A statistical association between more education and better health outcomes has long been observed, but in the absence of experimental data researchers have struggled to find a causal effect. Schooling reforms such as raising school leaving age, which have been enacted in many countries, can be viewed as a form of natural experiment and provide a possible method of identifying such an effect. However, the balance of evidence so far is that these reforms have had little impact on long-term health. Thus, policymakers should be cautious before anticipating a health effect when introducing reforms of this nature.
Compulsory schooling reforms provide opportunities to measure the causal links between education and health outcomes such as reduced mortality and morbidity.

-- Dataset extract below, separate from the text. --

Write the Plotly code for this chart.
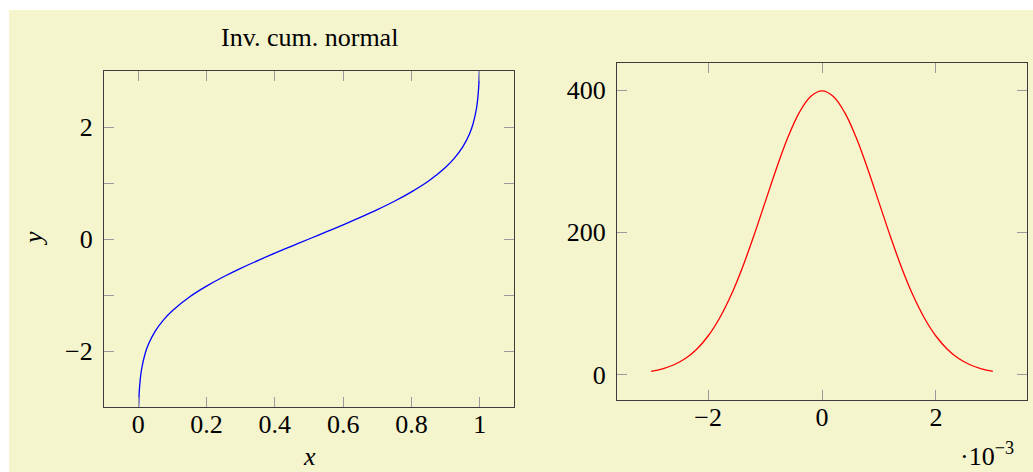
import plotly.graph_objects as go

W, H = 1033, 472

# left panel: inverse cumulative normal
inv_x = [0.0013, 0.003, 0.006, 0.01, 0.02, 0.03, 0.05, 0.075, 0.1, 0.15, 0.2, 0.25,
         0.3, 0.35, 0.4, 0.45, 0.5, 0.55, 0.6, 0.65, 0.7, 0.75, 0.8, 0.85, 0.9,
         0.925, 0.95, 0.97, 0.98, 0.99, 0.994, 0.997, 0.9987]
inv_y = [-3.012, -2.748, -2.512, -2.326, -2.054, -1.881, -1.645, -1.440, -1.282, -1.036, -0.842, -0.674,
         -0.524, -0.385, -0.253, -0.126, 0.0, 0.126, 0.253, 0.385, 0.524, 0.674, 0.842, 1.036, 1.282,
         1.440, 1.645, 1.881, 2.054, 2.326, 2.512, 2.748, 3.012]

# right panel: bell curve, x in the units shown on the axis (·10^-3)
pdf_x = [-3.0, -2.8, -2.6, -2.4, -2.2, -2.0, -1.8, -1.6, -1.4, -1.2, -1.0, -0.8, -0.6, -0.4, -0.2,
         0.0, 0.2, 0.4, 0.6, 0.8, 1.0, 1.2, 1.4, 1.6, 1.8, 2.0, 2.2, 2.4, 2.6, 2.8, 3.0]
pdf_y = [4.4, 7.9, 13.6, 22.4, 35.5, 54.0, 79.0, 110.9, 149.7, 194.2, 242.0, 289.7, 333.2, 368.2, 391.0,
         398.9, 391.0, 368.2, 333.2, 289.7, 242.0, 194.2, 149.7, 110.9, 79.0, 54.0, 35.5, 22.4, 13.6, 7.9, 4.4]

left_xticks = [0, 0.2, 0.4, 0.6, 0.8, 1]
left_xlabels = ["0", "0.2", "0.4", "0.6", "0.8", "1"]
left_yticks = [-2, -1, 0, 1, 2]
left_ylabels = ["\u22122", "", "0", "", "2"]
right_xticks = [-2, 0, 2]
right_xlabels = ["\u22122", "0", "2"]
right_yticks = [0, 200, 400]
right_ylabels = ["0", "200", "400"]

FONT = "Liberation Serif"
BG = "#F4F4CD"


def px(x):
    return x / W


def py(y):
    return 1 - y / H


fig = go.Figure()
fig.add_trace(go.Scatter(x=inv_x, y=inv_y, mode="lines", line=dict(color="#0000FF", width=1.3, shape="spline"),
                         xaxis="x", yaxis="y", showlegend=False))
fig.add_trace(go.Scatter(x=pdf_x, y=pdf_y, mode="lines", line=dict(color="#FF0000", width=1.3, shape="spline"),
                         xaxis="x2", yaxis="y2", showlegend=False))

axis_style = dict(showline=True, linecolor="#3c3c3c", linewidth=1.3, mirror="ticks",
                  ticks="inside", ticklen=10, tickcolor="#9a9a9a", tickwidth=1.2,
                  showgrid=False, zeroline=False, tickfont=dict(family=FONT, size=26, color="black"))
xstyle = dict(axis_style, ticklabelstandoff=-6)
ystyle = dict(axis_style, ticklabelstandoff=5)

fig.update_layout(
    width=W, height=H,
    margin=dict(l=0, r=0, t=0, b=0),
    paper_bgcolor="white",
    plot_bgcolor="rgba(0,0,0,0)",
    font=dict(family=FONT, color="black"),
    xaxis=dict(domain=[px(104), px(514)], range=[-0.1, 1.1], anchor="y",
               tickvals=left_xticks, ticktext=left_xlabels, **xstyle),
    yaxis=dict(domain=[py(407), py(71)], range=[-3, 3], anchor="x",
               tickvals=left_yticks, ticktext=left_ylabels, **ystyle),
    xaxis2=dict(domain=[px(617), px(1027)], range=[-3.6, 3.6], anchor="y2",
                tickvals=right_xticks, ticktext=right_xlabels, **xstyle),
    yaxis2=dict(domain=[py(400), py(63)], range=[-36, 438], anchor="x2",
                tickvals=right_yticks, ticktext=right_ylabels, **ystyle),
    shapes=[dict(type="rect", xref="paper", yref="paper", x0=px(9), x1=1, y0=0, y1=py(10),
                 fillcolor=BG, line=dict(width=0), layer="below")],
    annotations=[
        dict(text="Inv. cum. normal", x=px(309), y=py(37), xref="paper", yref="paper",
             showarrow=False, font=dict(family=FONT, size=26), xanchor="center", yanchor="middle"),
        dict(text="<i>x</i>", x=px(309), y=py(456), xref="paper", yref="paper",
             showarrow=False, font=dict(family=FONT, size=26), xanchor="center", yanchor="middle"),
        dict(text="<i>y</i>", x=px(33), y=py(239), xref="paper", yref="paper", textangle=-90,
             showarrow=False, font=dict(family=FONT, size=26), xanchor="center", yanchor="middle"),
        dict(text="\u00b710<sup>\u22123</sup>", x=px(987), y=1, xref="paper", yref="paper",
             yshift=-436, showarrow=False, font=dict(family=FONT, size=26),
             xanchor="center", yanchor="top"),
    ],
)

# drop the page's default body margin so the figure sits at the window's corner
fig.write_html("out.html", config={"displayModeBar": False},
               post_script="document.body.style.margin='0';")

Some studies suggest that schooling reforms have provided additional health benefits in some cases.
Early research using country-level variation in the introduction of compulsory schooling laws shows a causal effect from education to health, possibly arising from delaying engagement in hard physical labor.
There is evidence of an effect of compulsory schooling reforms on cognitive functioning, which may be reflected in reduced incidence of dementia.
More sophisticated research designs with better quality data suggest no causal link from schooling reforms to health.
The conditions required to achieve health benefits from compulsory schooling reforms may no longer be present in most developed countries.
If compliance with the reform is weak, then only modest health effects can be expected.
The impact of reforms appears to be local and context specific, which delimits the generalizability of any observed effects.
Existing evidence is ambiguous enough that it cannot be assumed that educational reforms will have positive health effects.